Various exchanges follow. The soldier remarks that he will “wring the neck of any fucking bastard says a word against my bleeding fucking king,” and finally knocks Stephen down. Now leaving aside the fact that the soldier wants to knock Stephen down even before he says anything about the king, and the fact that a number of phantasmagoric figures also intervene, including Edward VII himself, sucking a red jujube and holding a plasterer’s bucket marked Défense d’uriner, nothing is said here about Anglo-Irish relations, and the soldier is not both right and wrong, as Robert Adams says he is, but drunk. It is clear that the soldier insults his king more thoroughly than Stephen does, and it is clear that Stephen is looking for a formulation which will allow him to say that he wants neither countries nor people to die.

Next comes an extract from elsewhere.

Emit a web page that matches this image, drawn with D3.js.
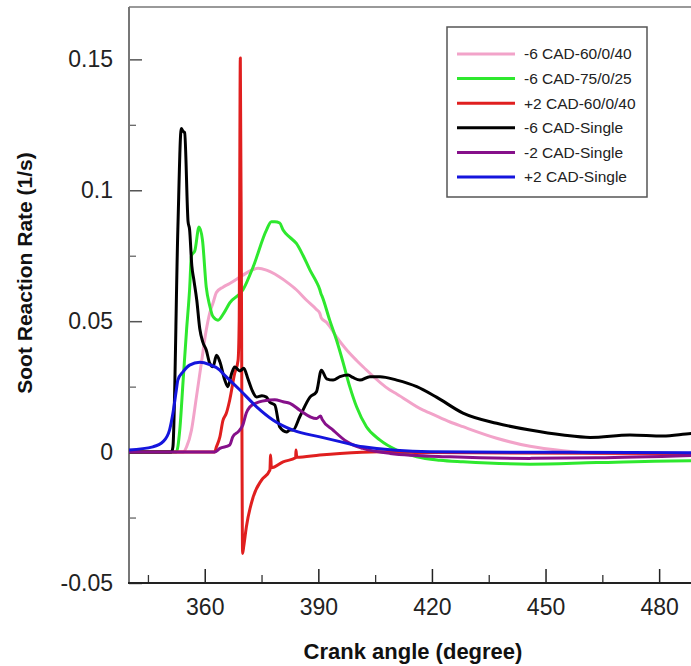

The whole thing is a brilliant comic picture of politics swilling about in muddled heads, and it refers, of course, to a genuinely muddled political situation. But it gives us no instructions about this situation, even in the most roundabout way, and the full context of the phantasmagoria makes this even clearer. Edward VII, for example, appears to be ready to referee a boxing match between Stephen and the soldier (“We have come here to witness a clean straight fight and we heartily wish both men the best of good luck”); he then levitates over “heaps of slain,” presumably borrowed from the Boer War, and is instantly associated with Christ.

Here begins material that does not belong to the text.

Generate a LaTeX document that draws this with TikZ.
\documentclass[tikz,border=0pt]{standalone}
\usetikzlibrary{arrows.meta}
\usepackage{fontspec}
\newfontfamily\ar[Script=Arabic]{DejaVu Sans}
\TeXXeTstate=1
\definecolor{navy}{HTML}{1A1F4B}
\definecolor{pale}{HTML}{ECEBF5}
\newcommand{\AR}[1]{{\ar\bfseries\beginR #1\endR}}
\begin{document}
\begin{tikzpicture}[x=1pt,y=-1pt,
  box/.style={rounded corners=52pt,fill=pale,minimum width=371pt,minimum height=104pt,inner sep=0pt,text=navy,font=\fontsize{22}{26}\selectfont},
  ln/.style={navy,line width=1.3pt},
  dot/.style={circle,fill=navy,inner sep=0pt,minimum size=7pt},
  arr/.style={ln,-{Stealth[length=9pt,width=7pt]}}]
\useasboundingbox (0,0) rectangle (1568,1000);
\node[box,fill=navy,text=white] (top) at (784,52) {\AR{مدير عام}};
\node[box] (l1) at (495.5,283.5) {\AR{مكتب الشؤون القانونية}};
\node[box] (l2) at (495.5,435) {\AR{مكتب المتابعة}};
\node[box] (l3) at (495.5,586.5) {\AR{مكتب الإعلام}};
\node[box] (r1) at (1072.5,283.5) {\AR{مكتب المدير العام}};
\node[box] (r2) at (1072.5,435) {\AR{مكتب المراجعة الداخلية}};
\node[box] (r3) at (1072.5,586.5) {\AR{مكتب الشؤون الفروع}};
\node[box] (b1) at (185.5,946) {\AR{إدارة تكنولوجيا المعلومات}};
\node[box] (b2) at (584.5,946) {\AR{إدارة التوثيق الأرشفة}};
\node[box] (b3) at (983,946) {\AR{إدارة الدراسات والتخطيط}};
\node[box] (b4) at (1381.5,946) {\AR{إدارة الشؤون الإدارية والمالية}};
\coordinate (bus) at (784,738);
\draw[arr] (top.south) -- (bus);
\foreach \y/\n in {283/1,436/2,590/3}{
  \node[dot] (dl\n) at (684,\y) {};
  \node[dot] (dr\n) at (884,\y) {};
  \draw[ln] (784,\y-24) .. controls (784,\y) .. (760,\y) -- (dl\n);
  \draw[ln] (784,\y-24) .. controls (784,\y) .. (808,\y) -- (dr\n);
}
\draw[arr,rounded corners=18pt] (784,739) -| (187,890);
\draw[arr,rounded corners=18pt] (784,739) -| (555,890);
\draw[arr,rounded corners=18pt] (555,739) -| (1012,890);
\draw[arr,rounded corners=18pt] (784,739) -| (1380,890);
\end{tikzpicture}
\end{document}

Hugh Kenner, in a recent essay,* has said that Joyce’s myths, allusions, and ultimately his style(s) are “intricately inappropriate.” I think this is right, but I don’t find it leads to Kenner’s gloomy conclusion that Ulysses is “the great affirmation of meaninglessness.” Surely it suggests the opposite. Meaning is everywhere, the mind produces meaning like a plant branching out in a science-fiction movie, and the question is what to do with this ludicrous, proliferating excess. How are we to get back from the Boer War to Ireland, and what do we do once we have connected Christ with Edward VII? When Joyce suggests, in the later parts of Ulysses and throughout Finnegans Wake, that every one of us might be someone else and that every story might end another way, he is not proposing a mystical melting of narratives and identities, but an immense, speculative reconsideration of the relation of our minds to the world.

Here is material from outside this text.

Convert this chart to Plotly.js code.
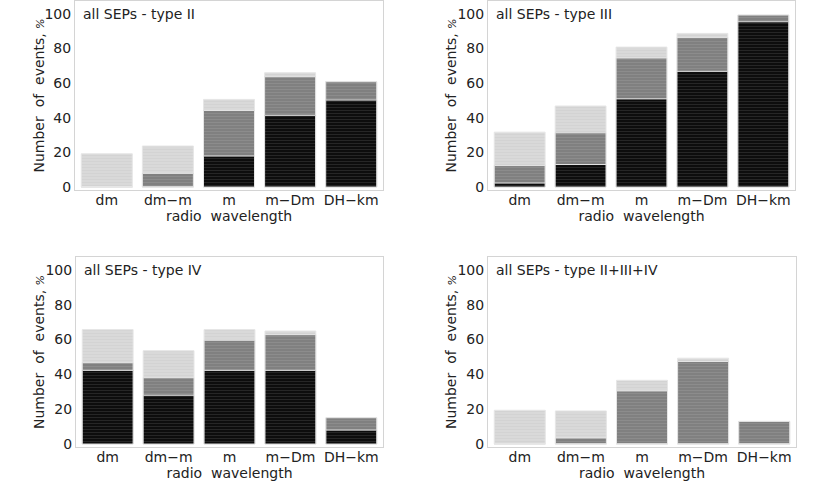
<!DOCTYPE html>
<html>
<head>
<meta charset="utf-8">
<script src="https://cdn.plot.ly/plotly-3.0.1.min.js"></script>
<style>
  html, body { margin: 0; padding: 0; background: #fff; }
  #chart { width: 830px; height: 491px; }
</style>
</head>
<body>
<div id="chart"></div>
<script>
// radio wavelength ranges, same for every panel
const categories = ["dm", "dm\u2212m", "m", "m\u2212Dm", "DH\u2212km"];
const panelTitles = ["all SEPs - type II", "all SEPs - type III", "all SEPs - type IV", "all SEPs - type II+III+IV"];

// bar heights (%), drawn overlaid: light = total, gray, black
const typeIILight = [19.2, 23.7, 50.6, 66.0, 60.8];
const typeIIGray = [0, 7.9, 44.2, 63.7, 60.8];
const typeIIBlack = [0, 0, 17.9, 41.4, 50.2];

const typeIIILight = [31.7, 46.8, 80.8, 88.7, 99.3];
const typeIIIGray = [12.4, 31.3, 74.5, 86.4, 99.3];
const typeIIIBlack = [2.3, 13.0, 50.9, 66.8, 95.4];

const typeIVLight = [65.7, 53.6, 65.7, 64.9, 15.1];
const typeIVGray = [46.7, 38.1, 59.6, 62.8, 15.1];
const typeIVBlack = [42.3, 28.0, 42.3, 42.3, 8.0];

const allTypesLight = [19.4, 19.0, 36.6, 49.3, 13.0];
const allTypesGray = [0, 3.5, 30.5, 47.4, 13.0];
const allTypesBlack = [0, 0, 0, 0, 0];

const panels = [
  [typeIILight, typeIIGray, typeIIBlack],
  [typeIIILight, typeIIIGray, typeIIIBlack],
  [typeIVLight, typeIVGray, typeIVBlack],
  [allTypesLight, allTypesGray, allTypesBlack],
];

const shades = [
  { bg: "#d9d9d9", fg: "#d3d3d3" },
  { bg: "#808080", fg: "#8c8c8c" },
  { bg: "#0d0d0d", fg: "#262626" },
];

// plot frames in page pixels (left, right, top, bottom) and y-title centre x
const W = 830, H = 491;
const frames = [
  [75, 383, 1, 190, 39],
  [488, 795, 1, 190, 451],
  [76, 383, 257, 447, 39],
  [488, 796, 257, 447, 451],
];

const textColor = "#222";
const font = { family: "DejaVu Sans", size: 14, color: textColor };

const traces = [];
const layout = {
  width: W, height: H,
  margin: { l: 0, r: 0, t: 0, b: 0 },
  paper_bgcolor: "#fff", plot_bgcolor: "#fff",
  barmode: "overlay", bargap: 0.165,
  showlegend: false,
  font: font,
  annotations: [],
};

panels.forEach((series, i) => {
  const n = i + 1;
  const xa = n === 1 ? "x" : "x" + n;
  const ya = n === 1 ? "y" : "y" + n;
  series.forEach((vals, k) => {
    traces.push({
      type: "bar", x: categories, y: vals, xaxis: xa, yaxis: ya,
      marker: {
        color: shades[k].bg,
        line: { color: "#e6e6e6", width: 1 },
        pattern: { shape: "-", bgcolor: shades[k].bg, fgcolor: shades[k].fg, size: 3, solidity: 0.35 },
      },
      hoverinfo: "skip",
    });
  });

  const [l, r, t, b, ytx] = frames[i];
  const axisBase = { showline: true, mirror: true, linecolor: "#d4d4d4", linewidth: 1, showgrid: false, zeroline: false, ticks: "", tickfont: font };
  layout["xaxis" + (n === 1 ? "" : n)] = {
    ...axisBase,
    anchor: ya,
    domain: [l / W, r / W],
    range: [-0.52, 4.52],
    ticklabelstandoff: -3,
    title: { text: "radio\u00a0\u00a0wavelength", font: font, standoff: 0 },
  };
  layout["yaxis" + (n === 1 ? "" : n)] = {
    ...axisBase,
    anchor: xa,
    domain: [1 - b / H, 1 - t / H],
    range: [-1.7, 107.4],
    tickvals: [0, 20, 40, 60, 80, 100],
  };
  layout.annotations.push({
    xref: xa + " domain", yref: ya + " domain",
    x: 0.02, y: 0.985, xanchor: "left", yanchor: "top",
    text: panelTitles[i], showarrow: false, font: font,
  });
  layout.annotations.push({
    xref: "paper", yref: ya + " domain",
    x: ytx / W, y: 0.5, xanchor: "center", yanchor: "middle",
    textangle: -90,
    text: "Number\u00a0\u00a0of\u00a0\u00a0events, <i><span style='font-size:11px'>%</span></i>",
    showarrow: false, font: font,
  });
});

Plotly.newPlot("chart", traces, layout, { displayModeBar: false, staticPlot: true });
</script>
</body>
</html>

“Everything could be other than it is,” Wittgenstein says, and once we have refused the temptations to wistfulness which such a sentence may arouse, we can see it as an unsettling comment on the eagerness with which we have accepted as reality a whole bundle of orders of our own invention. On this reading, the words might be Joyce’s motto. He invites us to rethink the very concept of possibility, and the hours of ideal insomnia he wished on us are to be filled with the weeding out, on whatever terms we find we need, not of sense from nonsense but of plausible, personal sense from the thousands of other senses which offer themselves. “We are in for a sequentiality of improbable possibles,” he said in Finnegans Wake, and we may well feel this is less comforting than a simple run of probable probables. A bad influenza.